Carry trade update>Japan delays rate hike, increasing worries overseas>

Mutual fund manager David Herro, returning to Chicago on Thursday from Japan, says the phrase that best reflects investment prospects there is the title of a 2003 Bill Murray/Scarlett Johansson movie based in Tokyo, "Lost in Translation."

Herro, recently named international fund manager of the year by fund tracker Morningstar, was commenting on the decision taken by the Bank of Japan during his flight to maintain its short-term interest rate target at 0.25 percent, by far the lowest rate among major industrialized countries.

The bank's action was leaked a few days ago, but nonetheless represented another postponement of what analysts have been expecting for more than a year: the start of steady increases in Japanese interest rates as Japan's economy rebounds.

"All the items in the Japanese news media earlier this week were that Prime Minister [Shinzo] Abe was gearing up his political machine to oppose any rate increase, and it looks as if the Bank of Japan caved in," Herro said. "When central banks listen to politicians, not a lot of good can happen."

What the Bank of Japan does with interest rates matters to investors here and abroad. The gap between practically nil rates in Japan and relatively higher rates in other major countries induces speculators to borrow yen cheaply and carry the money into loans or investments elsewhere.

This so-called carry trade has been evident for several years, helping to bolster global demand for stocks and bonds in the U.S., where the similar rate is 5.25 percent.

Much of the optimism, not to say complacency, embedded in the U.S. stock market reflects the global interest rate differential.

But "if we don't pull the punch bowl away at some point, there could be some significant downside risks to the financial markets," said Michael Woolfolk, senior currency strategist at the Bank of New York.

Woolfolk said he was disappointed that remarks by Bank of Japan Governor Toshihiko Fukui after the rate decision indicated the bank might put off its overdue rate hike cycle until the spring.

"We have no schedule in mind," Fukui said. "That stance hasn't changed at all.

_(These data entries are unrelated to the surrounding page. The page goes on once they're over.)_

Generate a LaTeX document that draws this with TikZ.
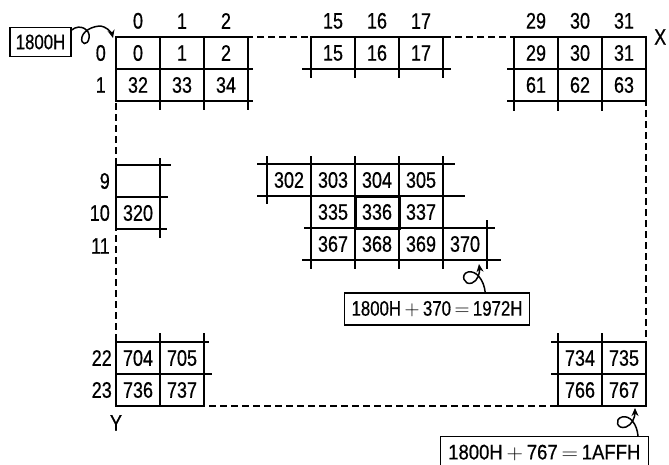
\documentclass[tikz,border=0pt]{standalone}
\usepackage{fontspec}
\setmainfont{Liberation Sans}[FakeStretch=0.8, FakeBold=0.6]
\usepackage{tikz}
\usetikzlibrary{arrows.meta, positioning}

\tikzset{
  cell/.style={draw, line width=1.4pt, minimum width=44pt, minimum height=32pt, inner sep=0pt, outer sep=0pt},
  lbl/.style={inner sep=0pt},
  addr/.style={draw, line width=1.4pt, inner sep=4pt, minimum height=32pt, font=\fontsize{21}{24}\selectfont},
  stub/.style={line width=1.4pt},
  frame/.style={line width=1.3pt, dash pattern=on 7pt off 4pt},
  curl/.style={line width=1.5pt, -{Stealth[length=8pt, width=7pt]}}
}

\begin{document}
\begin{tikzpicture}[x=1pt, y=-1pt, font=\fontsize{22.5}{26}\selectfont]
\useasboundingbox (0,0) rectangle (669,464);
\fill[white] (0,0) rectangle (669,464);
\draw[frame] (116,37) rectangle (646,406);

% top left corner
\node[cell, anchor=north west] (c0) at (116,37) {0};
\foreach \a/\b in {0/1, 1/2}
  \node[cell, right=0pt of c\a] (c\b) {\b};
\node[cell, below=0pt of c0] (c32) {32};
\foreach \a/\b in {32/33, 33/34}
  \node[cell, right=0pt of c\a] (c\b) {\b};
\foreach \n in {0,1,2}
  \node[lbl, above=8pt of c\n] (h\n) {\n};
\node[lbl, left=10pt of c0] (r0) {0};
\node[lbl, left=10pt of c32] (r1) {1};
\draw[stub] (c2.south east) -- ++(5,0) (c34.south east) -- ++(5,0);
\draw[stub] (c32.south east) -- ++(0,9) (c33.south east) -- ++(0,9) (c34.south east) -- ++(0,9);

% top middle
\node[cell, anchor=north west] (c15) at (311,37) {15};
\foreach \a/\b in {15/16, 16/17}
  \node[cell, right=0pt of c\a] (c\b) {\b};
\foreach \n in {15,16,17}
  \node[lbl, above=8pt of c\n] (h\n) {\n};
\draw[stub] (c15.south west) -- ++(-9,0) (c17.south east) -- ++(8,0);
\draw[stub] (c15.south west) -- ++(0,9) (c16.south west) -- ++(0,9) (c17.south west) -- ++(0,9) (c17.south east) -- ++(0,9);

% top right corner
\node[cell, anchor=north west] (c29) at (514,37) {29};
\foreach \a/\b in {29/30, 30/31}
  \node[cell, right=0pt of c\a] (c\b) {\b};
\node[cell, below=0pt of c29] (c61) {61};
\foreach \a/\b in {61/62, 62/63}
  \node[cell, right=0pt of c\a] (c\b) {\b};
\foreach \n in {29,30,31}
  \node[lbl, above=8pt of c\n] (h\n) {\n};
\node[lbl, right=8pt of c31.north east] (xa) {X};
\draw[stub] (c29.south west) -- ++(-7,0) (c61.south west) -- ++(-7,0);
\draw[stub] (c61.south west) -- ++(0,10) (c62.south west) -- ++(0,10) (c63.south west) -- ++(0,10);

% left side, rows 9 and 10
\node[cell, anchor=north west] (c288) at (116,165) {};
\node[cell, below=0pt of c288] (c320) {320};
\node[lbl, left=6pt of c288] (r9) {9};
\node[lbl, left=6pt of c320] (r10) {10};
\node[lbl, anchor=east] (r11) at ([yshift=-33pt]r10.east) {11};
\draw[stub] (c288.north east) -- ++(11,0) (c288.south east) -- ++(8,0) (c320.south east) -- ++(7,0);
\draw[stub] (c288.north east) -- ++(0,-7) (c320.south east) -- ++(0,9);

% middle block
\node[cell, anchor=north west] (c302) at (267,164) {302};
\foreach \a/\b in {302/303, 303/304, 304/305}
  \node[cell, right=0pt of c\a] (c\b) {\b};
\node[cell, below=0pt of c303] (c335) {335};
\node[cell, right=0pt of c335] (c336) {336};
\node[cell, right=0pt of c336] (c337) {337};
\node[cell, below=0pt of c335] (c367) {367};
\foreach \a/\b in {367/368, 368/369, 369/370}
  \node[cell, right=0pt of c\a] (c\b) {\b};
\draw[line width=3pt] (c336.north west) rectangle (c336.south east);
\draw[stub] (c302.north west) -- ++(-10,0) (c305.north east) -- ++(12,0);
\draw[stub] (c302.south west) -- ++(-10,0) (c305.south east) -- ++(22,0);
\draw[stub] (c367.north west) -- ++(-7,0) (c370.north east) -- ++(8,0);
\draw[stub] (c367.south west) -- ++(-9,0) (c370.south east) -- ++(14,0);
\foreach \n in {302,303,304,305}
  \draw[stub] (c\n.north west) -- ++(0,-8);
\draw[stub] (c305.north east) -- ++(0,-8) (c370.north east) -- ++(0,-8) (c302.south west) -- ++(0,8);
\foreach \n in {367,368,369,370}
  \draw[stub] (c\n.south west) -- ++(0,9);
\draw[stub] (c370.south east) -- ++(0,9);

% bottom left corner
\node[cell, anchor=north west] (c704) at (116,342) {704};
\node[cell, right=0pt of c704] (c705) {705};
\node[cell, below=0pt of c704] (c736) {736};
\node[cell, right=0pt of c736] (c737) {737};
\node[lbl, left=4pt of c704] (r22) {22};
\node[lbl, left=4pt of c736] (r23) {23};
\node[lbl, below=9pt of c736.south west] (ya) {Y};
\draw[stub] (c704.north east) -- ++(0,-9) (c705.north east) -- ++(0,-9);
\draw[stub] (c705.north east) -- ++(5,0) (c705.south east) -- ++(8,0);

% bottom right corner
\node[cell, anchor=north east] (c735) at (646,342) {735};
\node[cell, left=0pt of c735] (c734) {734};
\node[cell, below=0pt of c734] (c766) {766};
\node[cell, below=0pt of c735] (c767) {767};
\draw[stub] (c734.north west) -- ++(0,-9) (c735.north west) -- ++(0,-9);
\draw[stub] (c734.north west) -- ++(-7,0) (c734.south west) -- ++(-7,0);

% address boxes
\node[addr, minimum height=29pt, minimum width=61pt] (b0) at (40.5,42) {1800H};
\node[addr, minimum width=185pt] (b1) at (437,309) {1800H\,$+$\,370\,$=$\,1972H};
\node[addr, anchor=north east, minimum width=208pt] (b2) at (649,436) {\scalebox{1.1}[1]{1800H\,$+$\,767\,$=$\,1AFFH}};

\draw[curl] ([yshift=12pt]b0.east) .. controls (80,23) and (91,30) .. (89,38)
  .. controls (88,46) and (80,45) .. (82,37)
  .. controls (84,29) and (98,24) .. (104,27)
  .. controls (109,29) and (112,34) .. ([xshift=-3pt,yshift=-1pt]c0.north west);
\draw[curl] ([xshift=-45pt]b1.north east) .. controls (484,280) and (476,270) .. (468,272)
  .. controls (460,274) and (464,286) .. (472,283)
  .. controls (478,281) and (480,272) .. ([xshift=-8pt,yshift=-4pt]c370.south east);
\draw[curl] ([xshift=-11pt]b2.north east) .. controls (637,424) and (630,415) .. (622,417)
  .. controls (614,419) and (617,430) .. (626,427)
  .. controls (632,425) and (635,417) .. ([xshift=-11pt,yshift=-2pt]c767.south east);
\end{tikzpicture}
\end{document}
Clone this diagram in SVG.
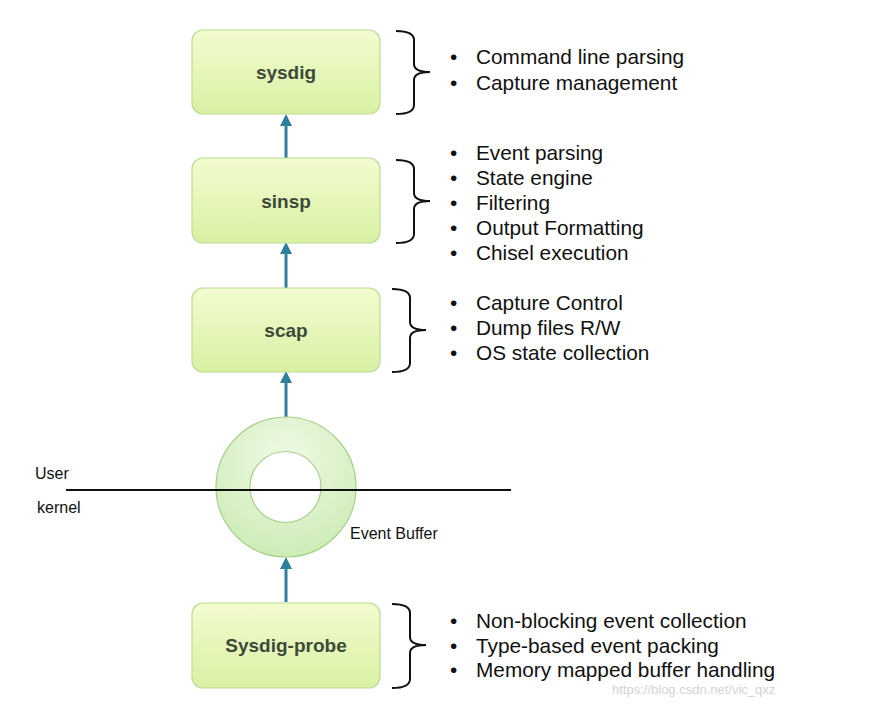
<svg xmlns="http://www.w3.org/2000/svg" width="882" height="718" viewBox="0 0 882 718">
<style>
.box{fill:url(#g);stroke:#bcdc94;stroke-width:1.2}
.bt{font-family:"Liberation Sans",Arial,sans-serif;font-weight:bold;font-size:19px;fill:#3c4a3a;text-anchor:middle}
.t{font-family:"Liberation Sans",Arial,sans-serif;font-size:20.8px;fill:#111}
.s{font-family:"Liberation Sans",Arial,sans-serif;font-size:16px;fill:#111}
.br{fill:none;stroke:#111;stroke-width:2}
.ar{stroke:#2f7f9c;stroke-width:3;fill:none;marker-end:url(#ah)}
</style>
<defs>
<linearGradient id="g" x1="0" y1="0" x2="0" y2="1">
<stop offset="0" stop-color="#f3fccf"/>
<stop offset="1" stop-color="#d9f0a4"/>
</linearGradient>
<radialGradient id="rg" cx="0.5" cy="0.3" r="0.8">
<stop offset="0" stop-color="#f0fae6"/>
<stop offset="1" stop-color="#c8eab0"/>
</radialGradient>
<marker id="ah" markerWidth="4" markerHeight="4" refX="2" refY="2" orient="auto" markerUnits="strokeWidth">
<path d="M0,0 L4,2 L0,4 z" fill="#2f7f9c"/>
</marker>
</defs>
<rect width="882" height="718" fill="#fff"/>
<g id="connectors">
<line class="ar" x1="286" y1="158" x2="286" y2="120"/>
<line class="ar" x1="286" y1="288" x2="286" y2="248"/>
<line class="ar" x1="286" y1="417" x2="286" y2="377"/>
<line class="ar" x1="286" y1="602" x2="286" y2="563"/>
</g>
<g id="sysdig">
<rect class="box" x="192" y="30" width="188" height="84" rx="11"/>
<text class="bt" x="286" y="79">sysdig</text>
<path class="br" d="M396,31 Q414,31 414,40 L414,64 Q414,72 430,72 Q414,72 414,80 L414,105 Q414,114 396,114"/>
<text class="t" x="450" y="64">•</text><text class="t" x="476" y="64">Command line parsing</text>
<text class="t" x="450" y="90">•</text><text class="t" x="476" y="90">Capture management</text>
</g>
<g id="sinsp">
<rect class="box" x="192" y="158" width="188" height="85" rx="11"/>
<text class="bt" x="286" y="208">sinsp</text>
<path class="br" d="M396,160 Q414,160 414,169 L414,193 Q414,201 430,201 Q414,201 414,209 L414,234 Q414,243 396,243"/>
<text class="t" x="450" y="160">•</text><text class="t" x="476" y="160">Event parsing</text>
<text class="t" x="450" y="185">•</text><text class="t" x="476" y="185">State engine</text>
<text class="t" x="450" y="210">•</text><text class="t" x="476" y="210">Filtering</text>
<text class="t" x="450" y="235">•</text><text class="t" x="476" y="235">Output Formatting</text>
<text class="t" x="450" y="260">•</text><text class="t" x="476" y="260">Chisel execution</text>
</g>
<g id="scap">
<rect class="box" x="192" y="288" width="188" height="84" rx="11"/>
<text class="bt" x="286" y="337">scap</text>
<path class="br" d="M392,289 Q410,289 410,298 L410,322 Q410,330 426,330 Q410,330 410,338 L410,363 Q410,372 392,372"/>
<text class="t" x="450" y="310">•</text><text class="t" x="476" y="310">Capture Control</text>
<text class="t" x="450" y="335">•</text><text class="t" x="476" y="335">Dump files R/W</text>
<text class="t" x="450" y="360">•</text><text class="t" x="476" y="360">OS state collection</text>
</g>
<g id="event-buffer">
<path d="M356,487 A70,70 0 1 1 216,487 A70,70 0 1 1 356,487 Z M321,487 A35.5,35.5 0 1 0 250,487 A35.5,35.5 0 1 0 321,487 Z" fill="url(#rg)" fill-rule="evenodd" stroke="#a8cf88" stroke-width="1.2"/>
<text class="s" x="350" y="539">Event Buffer</text>
</g>
<g id="boundary">
<line x1="66" y1="490" x2="511" y2="490" stroke="#111" stroke-width="2"/>
<text class="s" x="35" y="479">User</text>
<text class="s" x="37" y="513">kernel</text>
</g>
<g id="sysdig-probe">
<rect class="box" x="192" y="603" width="188" height="85" rx="11"/>
<text class="bt" x="286" y="652">Sysdig-probe</text>
<path class="br" d="M392,604 Q410,604 410,613 L410,637 Q410,645 426,645 Q410,645 410,653 L410,679 Q410,688 392,688"/>
<text class="t" x="450" y="628">•</text><text class="t" x="476" y="628">Non-blocking event collection</text>
<text class="t" x="450" y="653">•</text><text class="t" x="476" y="653">Type-based event packing</text>
<text class="t" x="450" y="677">•</text><text class="t" x="476" y="677">Memory mapped buffer handling</text>
</g>
<text x="612" y="694" font-family="Liberation Sans,Arial,sans-serif" font-size="13" fill="#d4d4d4">https://blog.csdn.net/vic_qxz</text>
</svg>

We will examine economic data each time and will make appropriate judgments."

The longer the bank waits to begin a gradual rate hike process, the more disruptive Japanese rate hikes might become in global markets, said James Bianco of Bianco Research in Chicago.

"What they are doing is creating a moral hazard," he said. "Their warnings to carry traders are going to fall on deaf ears if they can't even raise rates" from 0.25 percent to 0.50 percent.

The Bank of Japan ended a zero interest rate policy in July, moving to 0.25 percent and prompting speculation that the bank had begun a steady campaign to raise rates, akin to the U.S. Federal Reserve's rate-tightening process in 2004-06.

Most U.S. commentators assailed Thursday's decision. "With the vote and comments, this central bank has abdicated not only its independence but also its integrity," wrote Andrew Busch, foreign exchange strategist at BMO Capital Markets in Chicago.